EMPLOYEE APPRECIATION DAY TALKING IS GOOD, BUT THE BEST MANAGERS ALSO LISTENFriday 01 March 2019
The latest CMI research shows the most effective managers are those who keep employees informed and who involve them in decision-making. Junior and middle managers say the majority (55%) of senior managers are good at keeping employees informed - but only 2 in 5 (40%) are good at involving employees in business decisions.
On Employee Appreciation Day, CMI is highlighting the need for managers to value employees by giving them a voice in the workplace and acting on feedback.

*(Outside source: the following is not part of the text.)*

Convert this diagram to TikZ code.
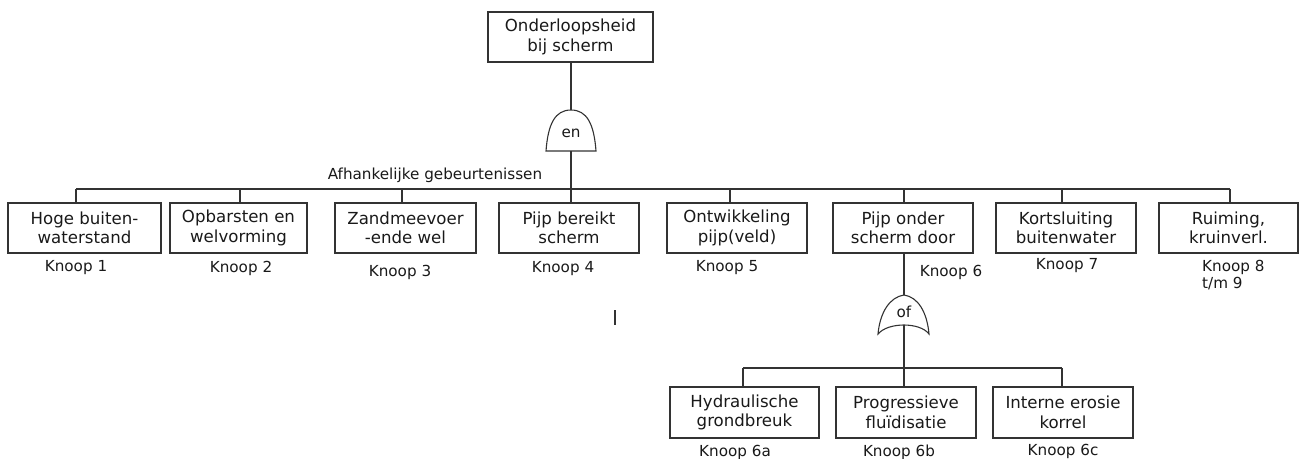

Senior managers who are good at informing employees about important business decisions and involving employees or employee representatives in decision making are doubly likely to be rated by junior and middle managers as effective managers (89% are effective), compared with those who are poor at informing and involving employees (44% are effective).

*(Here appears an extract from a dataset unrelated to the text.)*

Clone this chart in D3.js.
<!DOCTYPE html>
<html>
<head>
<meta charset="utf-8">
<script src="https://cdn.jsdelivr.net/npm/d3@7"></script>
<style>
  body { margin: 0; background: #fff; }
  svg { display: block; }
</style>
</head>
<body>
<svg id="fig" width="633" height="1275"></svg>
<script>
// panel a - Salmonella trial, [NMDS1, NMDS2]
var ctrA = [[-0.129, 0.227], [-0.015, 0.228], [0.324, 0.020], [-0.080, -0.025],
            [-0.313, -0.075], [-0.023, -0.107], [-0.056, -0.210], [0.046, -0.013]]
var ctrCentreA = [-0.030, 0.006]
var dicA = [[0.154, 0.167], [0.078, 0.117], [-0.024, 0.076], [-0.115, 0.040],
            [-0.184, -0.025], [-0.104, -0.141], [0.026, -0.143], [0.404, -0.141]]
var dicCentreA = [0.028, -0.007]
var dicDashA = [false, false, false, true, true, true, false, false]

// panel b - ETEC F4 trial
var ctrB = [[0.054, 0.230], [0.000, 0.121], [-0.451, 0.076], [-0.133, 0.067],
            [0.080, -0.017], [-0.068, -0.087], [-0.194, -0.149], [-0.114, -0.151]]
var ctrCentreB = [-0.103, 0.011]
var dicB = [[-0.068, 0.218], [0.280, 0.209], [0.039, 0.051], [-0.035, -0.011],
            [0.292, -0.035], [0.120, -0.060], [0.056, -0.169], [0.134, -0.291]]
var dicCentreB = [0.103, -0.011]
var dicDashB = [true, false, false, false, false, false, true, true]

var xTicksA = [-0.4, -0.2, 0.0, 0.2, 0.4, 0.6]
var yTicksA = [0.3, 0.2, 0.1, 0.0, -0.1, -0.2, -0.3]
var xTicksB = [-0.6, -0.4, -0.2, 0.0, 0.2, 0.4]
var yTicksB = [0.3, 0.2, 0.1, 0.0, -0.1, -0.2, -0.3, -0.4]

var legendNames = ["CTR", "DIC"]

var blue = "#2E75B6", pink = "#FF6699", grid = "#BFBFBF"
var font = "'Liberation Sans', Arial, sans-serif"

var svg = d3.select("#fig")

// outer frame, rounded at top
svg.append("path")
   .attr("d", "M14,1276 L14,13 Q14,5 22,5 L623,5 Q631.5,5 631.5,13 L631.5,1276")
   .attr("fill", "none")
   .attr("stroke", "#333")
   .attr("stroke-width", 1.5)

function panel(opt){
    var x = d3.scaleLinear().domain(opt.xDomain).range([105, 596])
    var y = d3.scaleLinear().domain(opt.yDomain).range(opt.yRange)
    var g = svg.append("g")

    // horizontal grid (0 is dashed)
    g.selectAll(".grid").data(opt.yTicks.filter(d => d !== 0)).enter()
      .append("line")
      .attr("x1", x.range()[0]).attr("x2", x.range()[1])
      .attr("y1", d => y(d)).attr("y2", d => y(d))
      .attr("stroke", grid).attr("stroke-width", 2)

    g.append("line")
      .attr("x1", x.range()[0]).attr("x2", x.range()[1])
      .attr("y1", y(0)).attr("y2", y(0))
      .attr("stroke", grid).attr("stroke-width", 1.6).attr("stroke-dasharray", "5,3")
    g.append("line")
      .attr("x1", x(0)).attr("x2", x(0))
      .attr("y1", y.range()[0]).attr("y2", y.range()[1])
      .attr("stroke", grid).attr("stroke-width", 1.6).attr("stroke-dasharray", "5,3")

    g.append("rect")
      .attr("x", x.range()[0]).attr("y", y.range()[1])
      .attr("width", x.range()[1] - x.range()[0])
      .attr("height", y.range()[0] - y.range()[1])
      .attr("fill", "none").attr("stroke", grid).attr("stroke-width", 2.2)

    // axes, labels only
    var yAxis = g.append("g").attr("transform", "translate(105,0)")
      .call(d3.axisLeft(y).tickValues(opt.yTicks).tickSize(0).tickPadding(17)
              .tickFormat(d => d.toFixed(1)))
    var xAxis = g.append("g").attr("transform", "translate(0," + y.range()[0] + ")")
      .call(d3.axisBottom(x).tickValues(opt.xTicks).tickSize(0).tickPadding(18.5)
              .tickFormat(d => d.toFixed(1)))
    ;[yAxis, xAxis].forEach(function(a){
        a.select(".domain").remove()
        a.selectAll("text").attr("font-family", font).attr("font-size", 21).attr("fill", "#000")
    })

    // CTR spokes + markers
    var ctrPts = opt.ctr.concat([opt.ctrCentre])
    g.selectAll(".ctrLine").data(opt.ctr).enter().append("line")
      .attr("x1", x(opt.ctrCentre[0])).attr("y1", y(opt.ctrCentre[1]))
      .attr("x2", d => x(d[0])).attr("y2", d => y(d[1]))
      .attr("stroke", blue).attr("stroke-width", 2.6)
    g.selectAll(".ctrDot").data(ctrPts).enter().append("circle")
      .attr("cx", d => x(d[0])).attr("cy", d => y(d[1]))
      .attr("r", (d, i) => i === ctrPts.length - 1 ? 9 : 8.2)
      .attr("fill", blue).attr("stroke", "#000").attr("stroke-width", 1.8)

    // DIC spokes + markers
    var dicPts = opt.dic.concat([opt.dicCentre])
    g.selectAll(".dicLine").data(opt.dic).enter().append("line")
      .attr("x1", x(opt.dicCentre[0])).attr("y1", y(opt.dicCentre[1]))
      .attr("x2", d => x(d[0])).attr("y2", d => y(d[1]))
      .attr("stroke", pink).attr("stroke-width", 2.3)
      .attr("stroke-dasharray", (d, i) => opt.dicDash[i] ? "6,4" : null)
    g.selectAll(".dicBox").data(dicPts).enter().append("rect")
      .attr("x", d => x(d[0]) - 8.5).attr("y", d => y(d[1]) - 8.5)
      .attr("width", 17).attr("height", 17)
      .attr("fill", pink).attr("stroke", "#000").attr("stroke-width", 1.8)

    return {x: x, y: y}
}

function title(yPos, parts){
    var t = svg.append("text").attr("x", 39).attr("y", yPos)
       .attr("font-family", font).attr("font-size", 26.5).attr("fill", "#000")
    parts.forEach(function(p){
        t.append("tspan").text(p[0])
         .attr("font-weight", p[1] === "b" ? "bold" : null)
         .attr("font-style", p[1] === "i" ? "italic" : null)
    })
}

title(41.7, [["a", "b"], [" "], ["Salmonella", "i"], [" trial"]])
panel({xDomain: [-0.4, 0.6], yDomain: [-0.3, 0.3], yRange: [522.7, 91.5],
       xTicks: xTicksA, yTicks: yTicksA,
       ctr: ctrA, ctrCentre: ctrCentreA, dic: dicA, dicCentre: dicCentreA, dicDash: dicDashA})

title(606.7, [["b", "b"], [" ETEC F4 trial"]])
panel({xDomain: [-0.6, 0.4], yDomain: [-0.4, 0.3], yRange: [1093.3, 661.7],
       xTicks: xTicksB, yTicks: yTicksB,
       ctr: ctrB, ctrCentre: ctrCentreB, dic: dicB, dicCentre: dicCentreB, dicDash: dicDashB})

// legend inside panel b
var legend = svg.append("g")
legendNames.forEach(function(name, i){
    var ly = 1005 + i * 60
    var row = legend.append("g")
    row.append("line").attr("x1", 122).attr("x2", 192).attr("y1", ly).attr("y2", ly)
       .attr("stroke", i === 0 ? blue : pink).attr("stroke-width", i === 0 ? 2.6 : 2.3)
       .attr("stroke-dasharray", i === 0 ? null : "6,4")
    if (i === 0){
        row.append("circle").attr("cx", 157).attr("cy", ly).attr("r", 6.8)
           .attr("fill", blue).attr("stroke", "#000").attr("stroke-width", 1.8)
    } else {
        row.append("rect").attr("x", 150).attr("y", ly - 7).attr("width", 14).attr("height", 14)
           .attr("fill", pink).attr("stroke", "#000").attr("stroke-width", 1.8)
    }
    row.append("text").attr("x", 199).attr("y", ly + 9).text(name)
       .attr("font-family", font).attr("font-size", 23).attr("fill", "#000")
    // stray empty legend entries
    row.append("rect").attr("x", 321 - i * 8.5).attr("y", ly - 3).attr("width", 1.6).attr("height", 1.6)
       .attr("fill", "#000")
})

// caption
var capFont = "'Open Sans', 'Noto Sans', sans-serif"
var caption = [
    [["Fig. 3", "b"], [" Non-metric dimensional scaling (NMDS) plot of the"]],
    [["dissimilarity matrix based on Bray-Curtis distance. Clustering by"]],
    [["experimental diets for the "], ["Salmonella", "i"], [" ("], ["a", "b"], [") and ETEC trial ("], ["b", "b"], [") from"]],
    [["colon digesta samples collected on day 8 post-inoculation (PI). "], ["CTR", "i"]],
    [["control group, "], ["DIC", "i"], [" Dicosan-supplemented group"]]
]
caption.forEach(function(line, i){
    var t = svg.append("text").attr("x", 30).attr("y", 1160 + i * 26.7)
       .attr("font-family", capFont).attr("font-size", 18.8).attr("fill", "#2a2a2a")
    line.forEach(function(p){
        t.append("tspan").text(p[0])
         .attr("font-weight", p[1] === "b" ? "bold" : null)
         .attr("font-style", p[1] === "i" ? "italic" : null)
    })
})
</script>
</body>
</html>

CMI’s survey of 940 UK managers has shown that junior and middle managers rate senior managers as more effective when they inform and give a voice to their staff.

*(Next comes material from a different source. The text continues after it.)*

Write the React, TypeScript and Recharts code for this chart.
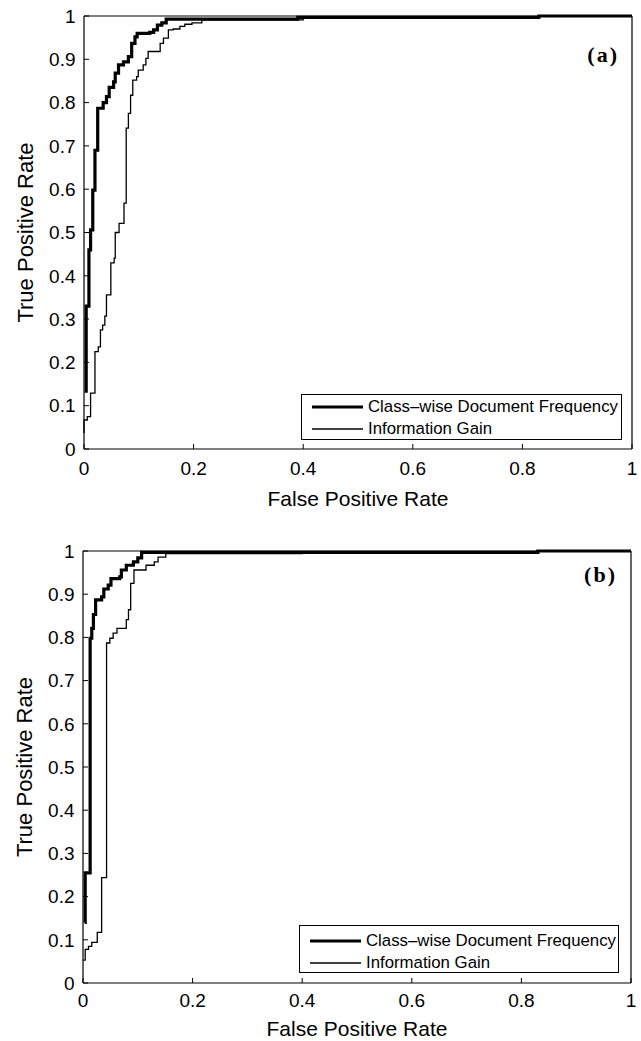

- 89% of junior and middle managers who rate their senior managers as good at informing employees of changes and involving them in decisions, rate those managers as effective.
- Only 40% of junior and middle managers currently feel that managers in their workplace are good at involving employees or employee representatives in business decisions, and only just over half (55%) rate their more senior managers as good at informing employees about important changes which affect the organisation.
Senior managers with more open management styles are also likely to be rated more effective by their staff.
90% of junior and middle managers who think their senior managers have innovative, entrepreneurial and empowering management styles rate those managers as effective. Only 27% of senior managers who have secretive or suspicious management styles are rated as effective by their staff.
CMI CEO, Ann Francke, said:
This research confirms what the best businesses already know: leaders who empower their staff by involving them in decisions and informing them of key business changes are more effective.
At CMI we know that open and honest communication is what managers most want from their leaders, yet the findings from our latest survey suggest that many leaders still don’t get this.
Past CMI research highlighted that the worst, secretive management styles create four times more stress than the best. Sharing your thinking with those you manage creates happier more productive work environments.
Ann Francke, CEO of the Chartered Management Institute
Notes to editors
CMI’s Managers Voice survey involved 940 UK based CMI members and was undertaken between 6th November and 4th December 2018.
Junior and middle managers are those who self-identified as a junior manager (usually serve as supervisors and first-level link managers, but are usually supervised by middle and senior managers) or a middle manager (a link between the senior management and the lower (junior) levels of the organisation) respectively. They were asked to rate their more senior managers across a range of measures.